> WHAT TO WORK ON: Return the lines that follow, exactly as they appear, from the first through the one containing "width - margin.right]);"; no pictures are to be included.
►
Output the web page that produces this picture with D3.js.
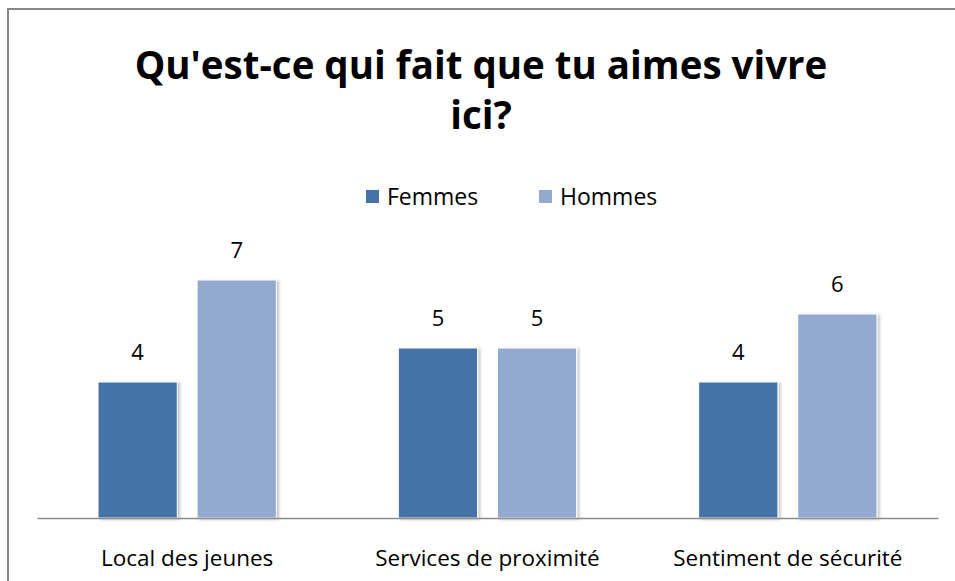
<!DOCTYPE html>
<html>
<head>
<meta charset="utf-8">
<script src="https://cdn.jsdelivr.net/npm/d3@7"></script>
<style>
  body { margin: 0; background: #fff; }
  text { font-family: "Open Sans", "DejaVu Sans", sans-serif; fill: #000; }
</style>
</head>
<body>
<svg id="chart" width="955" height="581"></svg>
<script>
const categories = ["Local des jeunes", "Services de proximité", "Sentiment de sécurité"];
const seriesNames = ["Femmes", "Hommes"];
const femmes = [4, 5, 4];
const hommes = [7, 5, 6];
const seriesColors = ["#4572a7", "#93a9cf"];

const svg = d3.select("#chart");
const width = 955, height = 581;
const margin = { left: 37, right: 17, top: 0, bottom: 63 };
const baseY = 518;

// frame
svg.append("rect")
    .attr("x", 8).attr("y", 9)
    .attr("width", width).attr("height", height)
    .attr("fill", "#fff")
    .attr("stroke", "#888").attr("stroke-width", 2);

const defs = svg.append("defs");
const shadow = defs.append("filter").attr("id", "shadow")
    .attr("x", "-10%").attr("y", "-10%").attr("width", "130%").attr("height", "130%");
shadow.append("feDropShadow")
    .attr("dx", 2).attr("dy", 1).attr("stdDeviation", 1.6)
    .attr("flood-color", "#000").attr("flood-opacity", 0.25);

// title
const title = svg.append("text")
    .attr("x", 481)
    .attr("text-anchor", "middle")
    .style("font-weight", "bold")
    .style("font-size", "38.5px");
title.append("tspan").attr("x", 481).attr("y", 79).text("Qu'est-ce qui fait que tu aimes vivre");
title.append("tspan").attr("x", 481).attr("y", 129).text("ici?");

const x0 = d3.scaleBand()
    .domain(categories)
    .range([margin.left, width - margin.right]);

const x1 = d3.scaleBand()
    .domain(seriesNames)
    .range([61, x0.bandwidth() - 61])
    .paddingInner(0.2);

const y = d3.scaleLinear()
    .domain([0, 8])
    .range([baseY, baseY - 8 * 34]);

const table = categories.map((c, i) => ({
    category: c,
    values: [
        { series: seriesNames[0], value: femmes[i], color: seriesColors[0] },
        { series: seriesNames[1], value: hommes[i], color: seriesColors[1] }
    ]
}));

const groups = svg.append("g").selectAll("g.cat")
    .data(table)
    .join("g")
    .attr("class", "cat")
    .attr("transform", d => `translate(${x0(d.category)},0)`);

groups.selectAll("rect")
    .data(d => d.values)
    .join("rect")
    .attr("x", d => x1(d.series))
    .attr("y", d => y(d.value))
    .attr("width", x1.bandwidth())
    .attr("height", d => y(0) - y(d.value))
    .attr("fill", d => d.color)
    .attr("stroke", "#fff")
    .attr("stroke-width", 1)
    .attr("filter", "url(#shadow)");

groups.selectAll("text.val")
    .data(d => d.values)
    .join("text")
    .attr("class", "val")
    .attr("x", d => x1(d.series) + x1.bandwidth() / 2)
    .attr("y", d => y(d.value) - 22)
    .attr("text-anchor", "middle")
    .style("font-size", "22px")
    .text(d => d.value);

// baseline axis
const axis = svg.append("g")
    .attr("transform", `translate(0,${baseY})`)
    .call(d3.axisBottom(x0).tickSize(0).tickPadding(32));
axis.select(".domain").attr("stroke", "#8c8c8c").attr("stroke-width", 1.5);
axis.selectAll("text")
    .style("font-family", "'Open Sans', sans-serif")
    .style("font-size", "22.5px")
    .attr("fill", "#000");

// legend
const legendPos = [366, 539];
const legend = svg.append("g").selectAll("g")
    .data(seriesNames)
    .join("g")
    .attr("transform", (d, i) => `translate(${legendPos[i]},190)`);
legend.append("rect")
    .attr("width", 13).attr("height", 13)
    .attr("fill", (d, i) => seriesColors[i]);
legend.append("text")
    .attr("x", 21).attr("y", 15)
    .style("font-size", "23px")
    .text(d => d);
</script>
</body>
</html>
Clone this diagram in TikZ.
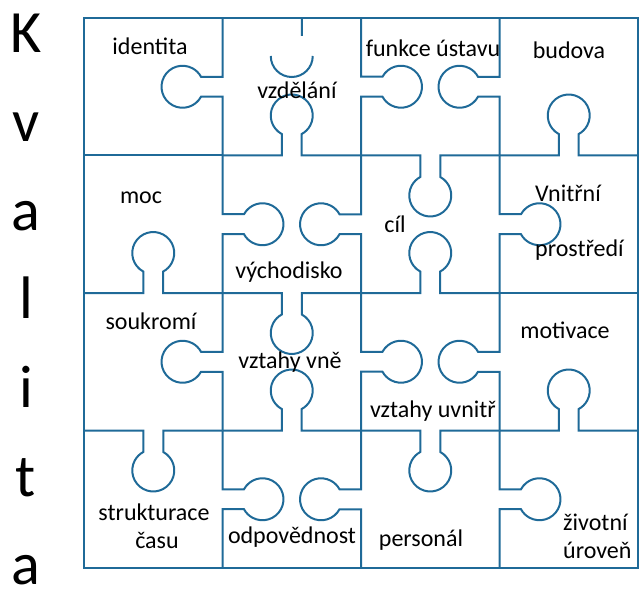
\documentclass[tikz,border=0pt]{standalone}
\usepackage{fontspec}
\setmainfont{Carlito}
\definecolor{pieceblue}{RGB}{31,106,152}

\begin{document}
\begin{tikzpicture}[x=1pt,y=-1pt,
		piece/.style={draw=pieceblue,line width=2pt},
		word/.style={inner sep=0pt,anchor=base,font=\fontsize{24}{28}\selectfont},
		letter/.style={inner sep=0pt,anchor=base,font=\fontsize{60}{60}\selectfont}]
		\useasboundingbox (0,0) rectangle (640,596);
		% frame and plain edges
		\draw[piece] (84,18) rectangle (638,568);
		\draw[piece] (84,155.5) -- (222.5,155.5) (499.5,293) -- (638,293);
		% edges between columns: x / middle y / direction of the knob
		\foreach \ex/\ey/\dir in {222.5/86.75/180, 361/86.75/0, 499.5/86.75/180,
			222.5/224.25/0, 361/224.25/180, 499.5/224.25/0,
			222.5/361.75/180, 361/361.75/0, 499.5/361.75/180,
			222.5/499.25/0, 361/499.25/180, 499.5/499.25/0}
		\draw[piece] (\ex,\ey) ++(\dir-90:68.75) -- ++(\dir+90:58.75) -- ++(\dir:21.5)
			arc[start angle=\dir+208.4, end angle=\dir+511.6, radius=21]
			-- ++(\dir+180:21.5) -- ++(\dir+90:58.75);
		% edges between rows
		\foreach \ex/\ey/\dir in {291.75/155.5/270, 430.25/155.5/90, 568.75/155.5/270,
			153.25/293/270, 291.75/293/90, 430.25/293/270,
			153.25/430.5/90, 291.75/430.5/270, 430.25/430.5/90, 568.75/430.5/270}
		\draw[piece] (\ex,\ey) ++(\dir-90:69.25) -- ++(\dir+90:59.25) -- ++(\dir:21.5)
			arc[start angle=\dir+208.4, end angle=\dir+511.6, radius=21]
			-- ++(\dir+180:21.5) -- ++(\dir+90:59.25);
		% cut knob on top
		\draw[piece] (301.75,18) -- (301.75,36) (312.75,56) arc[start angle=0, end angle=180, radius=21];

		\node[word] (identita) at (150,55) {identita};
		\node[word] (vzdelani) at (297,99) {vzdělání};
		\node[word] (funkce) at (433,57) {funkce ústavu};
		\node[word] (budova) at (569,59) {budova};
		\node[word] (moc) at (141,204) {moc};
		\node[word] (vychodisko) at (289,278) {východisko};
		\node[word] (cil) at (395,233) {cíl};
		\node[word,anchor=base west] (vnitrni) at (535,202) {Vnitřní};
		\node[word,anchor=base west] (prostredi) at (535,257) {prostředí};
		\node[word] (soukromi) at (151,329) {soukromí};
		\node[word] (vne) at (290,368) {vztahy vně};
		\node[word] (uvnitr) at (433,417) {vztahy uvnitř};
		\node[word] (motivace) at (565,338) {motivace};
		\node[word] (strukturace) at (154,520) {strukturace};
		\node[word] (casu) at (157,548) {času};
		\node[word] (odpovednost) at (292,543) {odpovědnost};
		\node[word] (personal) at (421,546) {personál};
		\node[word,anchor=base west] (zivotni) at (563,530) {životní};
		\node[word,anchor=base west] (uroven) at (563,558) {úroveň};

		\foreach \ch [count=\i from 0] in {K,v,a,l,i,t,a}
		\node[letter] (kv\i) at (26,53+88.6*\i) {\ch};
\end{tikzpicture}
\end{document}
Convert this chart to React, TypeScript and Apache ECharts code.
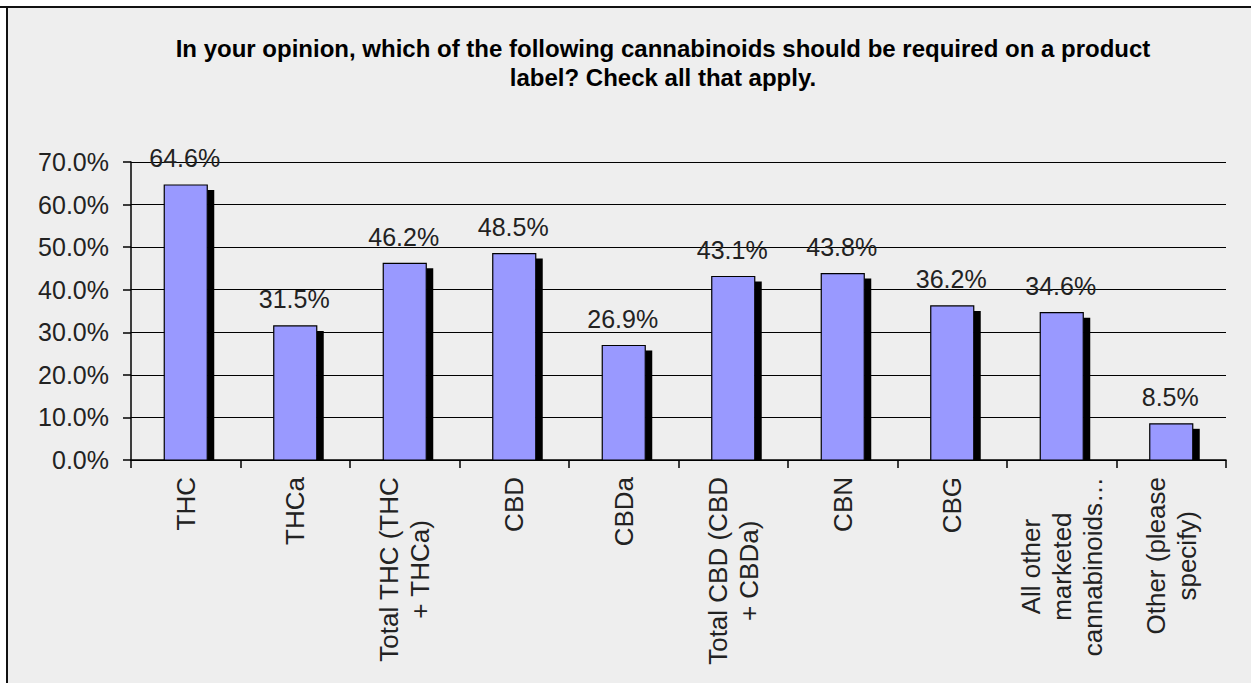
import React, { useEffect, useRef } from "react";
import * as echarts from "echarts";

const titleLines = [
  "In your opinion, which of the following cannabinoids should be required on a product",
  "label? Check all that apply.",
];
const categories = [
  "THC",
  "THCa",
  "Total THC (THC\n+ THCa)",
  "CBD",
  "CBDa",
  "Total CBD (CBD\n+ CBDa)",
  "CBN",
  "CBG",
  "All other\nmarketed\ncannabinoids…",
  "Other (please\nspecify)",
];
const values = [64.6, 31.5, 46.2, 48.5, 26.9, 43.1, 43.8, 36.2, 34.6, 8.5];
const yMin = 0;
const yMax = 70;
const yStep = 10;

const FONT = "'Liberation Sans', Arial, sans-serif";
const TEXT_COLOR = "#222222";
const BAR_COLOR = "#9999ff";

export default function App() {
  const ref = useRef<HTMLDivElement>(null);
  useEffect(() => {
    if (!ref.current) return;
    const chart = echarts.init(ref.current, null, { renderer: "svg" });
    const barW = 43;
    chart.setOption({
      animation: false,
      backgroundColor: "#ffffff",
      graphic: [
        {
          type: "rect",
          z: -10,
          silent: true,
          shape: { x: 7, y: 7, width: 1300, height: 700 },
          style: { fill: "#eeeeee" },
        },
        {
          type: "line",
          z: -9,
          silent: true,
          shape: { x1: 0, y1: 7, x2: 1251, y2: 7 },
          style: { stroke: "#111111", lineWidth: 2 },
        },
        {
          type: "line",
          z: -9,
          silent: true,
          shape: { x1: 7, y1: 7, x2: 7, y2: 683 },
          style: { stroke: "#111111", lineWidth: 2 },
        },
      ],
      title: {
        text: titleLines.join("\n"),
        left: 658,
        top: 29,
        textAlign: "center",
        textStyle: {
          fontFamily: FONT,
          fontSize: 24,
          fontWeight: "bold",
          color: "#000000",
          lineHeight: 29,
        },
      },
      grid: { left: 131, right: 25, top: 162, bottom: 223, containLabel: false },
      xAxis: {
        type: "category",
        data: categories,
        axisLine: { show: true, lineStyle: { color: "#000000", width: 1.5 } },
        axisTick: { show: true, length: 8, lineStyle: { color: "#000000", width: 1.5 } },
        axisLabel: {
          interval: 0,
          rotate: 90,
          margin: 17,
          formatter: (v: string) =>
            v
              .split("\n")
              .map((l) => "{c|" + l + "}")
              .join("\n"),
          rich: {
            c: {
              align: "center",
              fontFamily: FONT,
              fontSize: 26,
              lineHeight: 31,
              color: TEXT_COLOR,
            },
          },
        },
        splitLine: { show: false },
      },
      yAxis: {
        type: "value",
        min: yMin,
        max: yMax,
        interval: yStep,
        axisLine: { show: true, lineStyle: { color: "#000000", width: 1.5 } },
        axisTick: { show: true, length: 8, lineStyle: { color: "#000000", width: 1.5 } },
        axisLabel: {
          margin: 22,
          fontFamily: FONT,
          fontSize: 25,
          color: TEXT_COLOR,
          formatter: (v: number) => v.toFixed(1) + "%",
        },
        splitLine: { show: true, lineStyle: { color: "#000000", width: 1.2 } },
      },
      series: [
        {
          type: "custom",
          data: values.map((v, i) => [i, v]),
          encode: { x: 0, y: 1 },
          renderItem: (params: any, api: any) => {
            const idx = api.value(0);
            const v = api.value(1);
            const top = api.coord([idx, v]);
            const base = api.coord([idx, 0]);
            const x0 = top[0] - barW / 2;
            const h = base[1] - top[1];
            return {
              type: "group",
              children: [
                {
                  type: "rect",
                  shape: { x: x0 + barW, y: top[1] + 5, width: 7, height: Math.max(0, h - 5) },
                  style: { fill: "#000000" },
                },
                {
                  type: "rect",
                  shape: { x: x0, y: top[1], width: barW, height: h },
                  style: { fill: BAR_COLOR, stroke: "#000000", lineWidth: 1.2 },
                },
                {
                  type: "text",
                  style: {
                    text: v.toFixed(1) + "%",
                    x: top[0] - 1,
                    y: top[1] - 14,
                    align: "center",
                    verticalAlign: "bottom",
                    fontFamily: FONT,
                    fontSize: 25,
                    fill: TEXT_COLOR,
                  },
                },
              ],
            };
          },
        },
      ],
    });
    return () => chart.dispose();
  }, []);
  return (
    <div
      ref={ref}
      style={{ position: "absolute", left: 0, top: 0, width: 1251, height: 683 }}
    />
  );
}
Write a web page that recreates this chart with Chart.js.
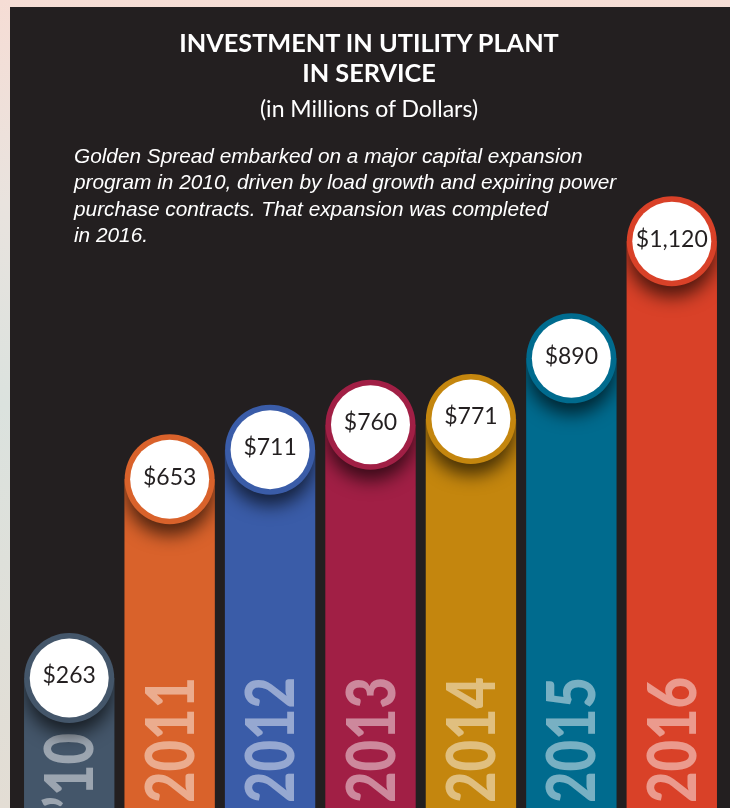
◄
> WRITTEN ANSWER:
Output the web page that produces this picture with D3.js.
<!DOCTYPE html>
<html>
<head>
<meta charset="utf-8">
<script src="https://cdn.jsdelivr.net/npm/d3@7"></script>
<style>
  body { margin: 0; background: #fff; }
  text { font-family: "Open Sans", "DejaVu Sans", sans-serif; fill: #000; }
</style>
</head>
<body>
<svg id="chart" width="955" height="581"></svg>
<script>
const categories = ["Local des jeunes", "Services de proximité", "Sentiment de sécurité"];
const seriesNames = ["Femmes", "Hommes"];
const femmes = [4, 5, 4];
const hommes = [7, 5, 6];
const seriesColors = ["#4572a7", "#93a9cf"];

const svg = d3.select("#chart");
const width = 955, height = 581;
const margin = { left: 37, right: 17, top: 0, bottom: 63 };
const baseY = 518;

// frame
svg.append("rect")
    .attr("x", 8).attr("y", 9)
    .attr("width", width).attr("height", height)
    .attr("fill", "#fff")
    .attr("stroke", "#888").attr("stroke-width", 2);

const defs = svg.append("defs");
const shadow = defs.append("filter").attr("id", "shadow")
    .attr("x", "-10%").attr("y", "-10%").attr("width", "130%").attr("height", "130%");
shadow.append("feDropShadow")
    .attr("dx", 2).attr("dy", 1).attr("stdDeviation", 1.6)
    .attr("flood-color", "#000").attr("flood-opacity", 0.25);

// title
const title = svg.append("text")
    .attr("x", 481)
    .attr("text-anchor", "middle")
    .style("font-weight", "bold")
    .style("font-size", "38.5px");
title.append("tspan").attr("x", 481).attr("y", 79).text("Qu'est-ce qui fait que tu aimes vivre");
title.append("tspan").attr("x", 481).attr("y", 129).text("ici?");

const x0 = d3.scaleBand()
    .domain(categories)
    .range([margin.left, width - margin.right]);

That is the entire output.